Orbital elements

Orbital elements are the parameters required to uniquely identify a specific orbit. In celestial mechanics these elements are considered in two-body systems using a Kepler orbit. There are many different ways to mathematically describe the same orbit, but certain schemes, each consisting of a set of six parameters, are commonly used in astronomy and orbital mechanics. A real orbit and its elements change over time due to gravitational perturbations by other objects and the effects of general relativity. A Kepler orbit is an idealized, mathematical approximation of the orbit at a particular time. The traditional orbital elements are the six Keplerian elements, after Johannes Kepler and his laws of planetary motion.

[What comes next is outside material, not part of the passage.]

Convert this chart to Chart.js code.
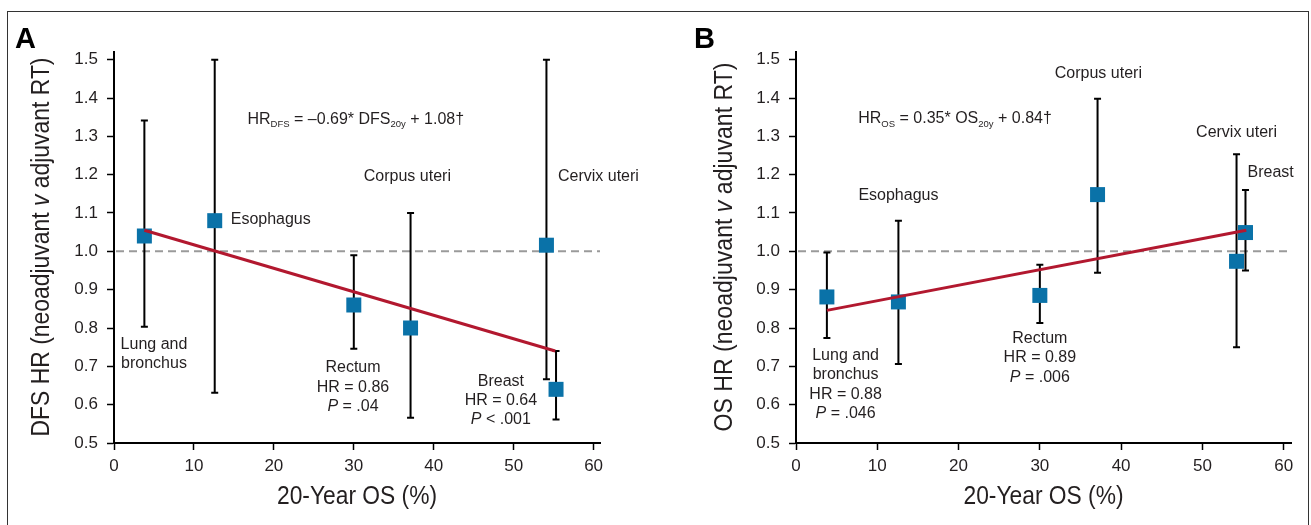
<!DOCTYPE html>
<html>
<head>
<meta charset="utf-8">
<script src="https://cdn.jsdelivr.net/npm/chart.js@4.4.0/dist/chart.umd.min.js"></script>
<style>
body{margin:0;background:#fff;}
#wrap{position:relative;width:1311px;height:525px;overflow:hidden;}
#frame{position:absolute;left:7px;top:11px;width:1300px;height:530px;border:1px solid #333;}
canvas{position:absolute;top:0;}
#cA{left:0;}
#cB{left:655px;}
</style>
</head>
<body>
<div id="wrap">
<div id="frame"></div>
<canvas id="cA" width="655" height="525"></canvas>
<canvas id="cB" width="656" height="525"></canvas>
</div>
<script>
// 20-year OS per site
var sites = ['Lung and bronchus', 'Esophagus', 'Rectum', 'Corpus uteri', 'Cervix uteri', 'Breast'];
var osA = [3.8, 12.6, 30.0, 37.1, 54.1, 55.3];
var osB = [3.8, 12.6, 30.0, 37.1, 54.2, 55.3];

// panel A: DFS HR
var dfsHR   = [1.04, 1.08, 0.86, 0.80, 1.016, 0.64];
var dfsLow  = [0.803, 0.631, 0.746, 0.566, 0.666, 0.561];
var dfsHigh = [1.341, 1.50, 0.99, 1.10, 1.50, 0.74];
var dfsFitX = [3.8, 55.2];
var dfsFitY = [1.055, 0.740];

// panel B: OS HR
var osHR   = [0.881, 0.868, 0.885, 1.148, 0.974, 1.049];
var osLow  = [0.774, 0.706, 0.813, 0.944, 0.750, 0.950];
var osHigh = [0.997, 1.080, 0.965, 1.398, 1.253, 1.160];
var osFitX = [3.8, 55.4];
var osFitY = [0.846, 1.055];

var yMin = 0.5, yMax = 1.52, yStep = 0.1;
var xMin = 0, xStep = 10;

var FONT = "'Liberation Sans', Arial, Helvetica, sans-serif";
var INK = '#231f20';

function segFont(s, size) {
  var st = s.i ? 'italic ' : '';
  var sz = s.sub ? 9.5 : size;
  return st + sz + 'px ' + FONT;
}

function drawRich(ctx, segs, x, y, align, size) {
  segs = segs.map(function(s){ return typeof s === 'string' ? {t: s} : s; });
  var w = segs.map(function(s){ ctx.font = segFont(s, size); return ctx.measureText(s.t).width; });
  var total = w.reduce(function(a, b){ return a + b; }, 0);
  var cx = align === 'center' ? x - total / 2 : x;
  ctx.textAlign = 'left';
  ctx.textBaseline = 'middle';
  segs.forEach(function(s, i){
    ctx.font = segFont(s, size);
    ctx.fillText(s.t, cx, y + (s.sub ? 5 : 0));
    cx += w[i];
  });
}

// condensed title text, squeezed to the length it has in the figure
function drawTitle(ctx, text, x, y, rot, size, len, italicV) {
  ctx.save();
  ctx.translate(x, y);
  ctx.rotate(rot);
  var parts = italicV ? text.split(' v ') : [text];
  var segs = italicV ? [{t: parts[0] + ' '}, {t: 'v', i: true}, {t: ' ' + parts[1]}] : [{t: text}];
  var w = segs.map(function(s){ ctx.font = (s.i ? 'italic ' : '') + size + 'px ' + FONT; return ctx.measureText(s.t).width; });
  var total = w.reduce(function(a, b){ return a + b; }, 0);
  ctx.scale(len / total, 1);
  ctx.fillStyle = INK;
  ctx.textBaseline = 'middle';
  ctx.textAlign = 'left';
  var cx = -total / 2;
  segs.forEach(function(s, i){
    ctx.font = (s.i ? 'italic ' : '') + size + 'px ' + FONT;
    ctx.fillText(s.t, cx, 0);
    cx += w[i];
  });
  ctx.restore();
}

var decor = {
  id: 'decor',
  beforeDatasetsDraw: function(chart, args, o) {
    var ctx = chart.ctx, xs = chart.scales.x, ys = chart.scales.y, ca = chart.chartArea;
    ctx.save();
    // reference line at HR = 1
    ctx.strokeStyle = '#9a9a9a';
    ctx.lineWidth = 2;
    ctx.setLineDash([8, 5]);
    ctx.beginPath();
    ctx.moveTo(xs.getPixelForValue(0) + 2, ys.getPixelForValue(1));
    ctx.lineTo(ca.right, ys.getPixelForValue(1));
    ctx.stroke();
    ctx.setLineDash([]);
    // 95% CI bars
    ctx.strokeStyle = '#000';
    ctx.lineWidth = 2;
    for (var i = 0; i < o.x.length; i++) {
      var px = xs.getPixelForValue(o.x[i]);
      var lo = ys.getPixelForValue(o.low[i]);
      var hi = ys.getPixelForValue(o.high[i]);
      ctx.beginPath();
      ctx.moveTo(px, lo); ctx.lineTo(px, hi);
      ctx.moveTo(px - 3.5, lo); ctx.lineTo(px + 3.5, lo);
      ctx.moveTo(px - 3.5, hi); ctx.lineTo(px + 3.5, hi);
      ctx.stroke();
    }
    ctx.restore();
  },
  afterDraw: function(chart, args, o) {
    var ctx = chart.ctx, xs = chart.scales.x, ys = chart.scales.y, ca = chart.chartArea;
    ctx.save();
    ctx.fillStyle = INK;
    o.notes.forEach(function(n){
      var px = xs.getPixelForValue(n.x);
      var py = ys.getPixelForValue(n.y);
      n.lines.forEach(function(line, k){
        drawRich(ctx, line, px, py + k * 19.3, n.align, 16);
      });
    });
    // panel letter
    ctx.fillStyle = '#000';
    ctx.font = 'bold 29px ' + FONT;
    ctx.textAlign = 'left';
    ctx.textBaseline = 'alphabetic';
    ctx.fillText(o.letter, o.letterX, 48);
    ctx.restore();
    drawTitle(ctx, o.yTitle, o.yTitleX, 247, -Math.PI / 2, 25, o.yTitleLen, true);
    drawTitle(ctx, '20-Year OS (%)', (ca.left + ca.right) / 2, 497, 0, 25.6, 160, false);
  }
};

function makePanel(id, o) {
  var axisCommon = {
    grid: {drawOnChartArea: false, drawTicks: true, tickLength: 7, tickWidth: 1.5, tickColor: '#000'},
    border: {color: '#000', width: 2}
  };
  new Chart(document.getElementById(id), {
    type: 'scatter',
    data: {
      datasets: [
        {
          type: 'line',
          data: o.fitX.map(function(x, i){ return {x: x, y: o.fitY[i]}; }),
          borderColor: '#b2182f',
          borderWidth: 3,
          pointRadius: 0,
          fill: false
        },
        {
          data: o.x.map(function(x, i){ return {x: x, y: o.hr[i]}; }),
          pointStyle: 'rect',
          pointRadius: 10.6,
          pointHoverRadius: 10.6,
          backgroundColor: '#0a72a8',
          borderWidth: 0
        }
      ]
    },
    options: {
      responsive: false,
      animation: false,
      devicePixelRatio: 1,
      events: [],
      layout: {padding: {left: 0, right: o.padRight, top: 52, bottom: 0}},
      plugins: {legend: {display: false}, tooltip: {enabled: false}, decor: o},
      scales: {
        x: Object.assign({
          type: 'linear', min: xMin, max: o.xMax,
          afterFit: function(s){ s.height = 82; },
          ticks: {stepSize: xStep, includeBounds: false, padding: 6, maxRotation: 0, color: INK,
                  font: {family: FONT, size: 17}}
        }, axisCommon),
        y: Object.assign({
          type: 'linear', min: yMin, max: yMax,
          afterFit: function(s){ s.width = o.yw; },
          ticks: {stepSize: yStep, includeBounds: false, padding: 9, color: INK,
                  font: {family: FONT, size: 17},
                  callback: function(v){ return v.toFixed(1); }}
        }, axisCommon)
      }
    },
    plugins: [decor]
  });
}

makePanel('cA', {
  x: osA, hr: dfsHR, low: dfsLow, high: dfsHigh, fitX: dfsFitX, fitY: dfsFitY,
  xMax: 60.8, yw: 114, padRight: 55,
  letter: 'A', letterX: 15,
  yTitle: 'DFS HR (neoadjuvant v adjuvant RT)', yTitleX: 42, yTitleLen: 379,
  notes: [
    {x: 16.7, y: 1.344, align: 'left', lines: [[
      'HR', {t: 'DFS', sub: true}, ' = \u20130.69* DFS', {t: '20y', sub: true}, ' + 1.08\u2020']]},
    {x: 36.7, y: 1.195, align: 'center', lines: [['Corpus uteri']]},
    {x: 60.6, y: 1.195, align: 'center', lines: [['Cervix uteri']]},
    {x: 14.6, y: 1.082, align: 'left', lines: [['Esophagus']]},
    {x: 5.0, y: 0.757, align: 'center', lines: [['Lung and'], ['bronchus']]},
    {x: 29.9, y: 0.696, align: 'center', lines: [['Rectum'], ['HR = 0.86'], [{t: 'P', i: true}, ' = .04']]},
    {x: 48.4, y: 0.661, align: 'center', lines: [['Breast'], ['HR = 0.64'], [{t: 'P', i: true}, ' < .001']]}
  ]
});

makePanel('cB', {
  x: osB, hr: osHR, low: osLow, high: osHigh, fitX: osFitX, fitY: osFitY,
  xMax: 60.9, yw: 141, padRight: 20,
  letter: 'B', letterX: 39,
  yTitle: 'OS HR (neoadjuvant v adjuvant RT)', yTitleX: 70, yTitleLen: 369,
  notes: [
    {x: 7.66, y: 1.345, align: 'left', lines: [[
      'HR', {t: 'OS', sub: true}, ' = 0.35* OS', {t: '20y', sub: true}, ' + 0.84\u2020']]},
    {x: 37.2, y: 1.463, align: 'center', lines: [['Corpus uteri']]},
    {x: 54.2, y: 1.311, align: 'center', lines: [['Cervix uteri']]},
    {x: 58.4, y: 1.206, align: 'center', lines: [['Breast']]},
    {x: 12.6, y: 1.145, align: 'center', lines: [['Esophagus']]},
    {x: 6.1, y: 0.728, align: 'center', lines: [['Lung and'], ['bronchus'], ['HR = 0.88'], [{t: 'P', i: true}, ' = .046']]},
    {x: 30.0, y: 0.772, align: 'center', lines: [['Rectum'], ['HR = 0.89'], [{t: 'P', i: true}, ' = .006']]}
  ]
});
</script>
</body>
</html>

When viewed from an inertial frame, two orbiting bodies trace out distinct trajectories. Each of these trajectories has its focus at the common center of mass. When viewed from a non-inertial frame centered on one of the bodies, only the trajectory of the opposite body is apparent; Keplerian elements describe these non-inertial trajectories. An orbit has two sets of Keplerian elements depending on which body is used as the point of reference. The reference body (usually the most massive) is called the primary, the other body is called the secondary. The primary does not necessarily possess more mass than the secondary, and even when the bodies are of equal mass, the orbital elements depend on the choice of the primary. Two elements define the shape and size of the ellipse: Eccentricity (e)—shape of the ellipse, describing how much it is elongated compared to a circle (not marked in diagram). Semimajor axis (a) — the sum of the periapsis and apoapsis distances divided by two. For classic two-body orbits, the semimajor axis is the distance between the centers of the bodies, not the distance of the bodies from the center of mass. Two elements define the orientation of the orbital plane in which the ellipse is embedded: Inclination (i) — vertical tilt of the ellipse with respect to the reference plane, measured at the ascending node (where the orbit passes upward through the reference plane, the green angle i in the diagram).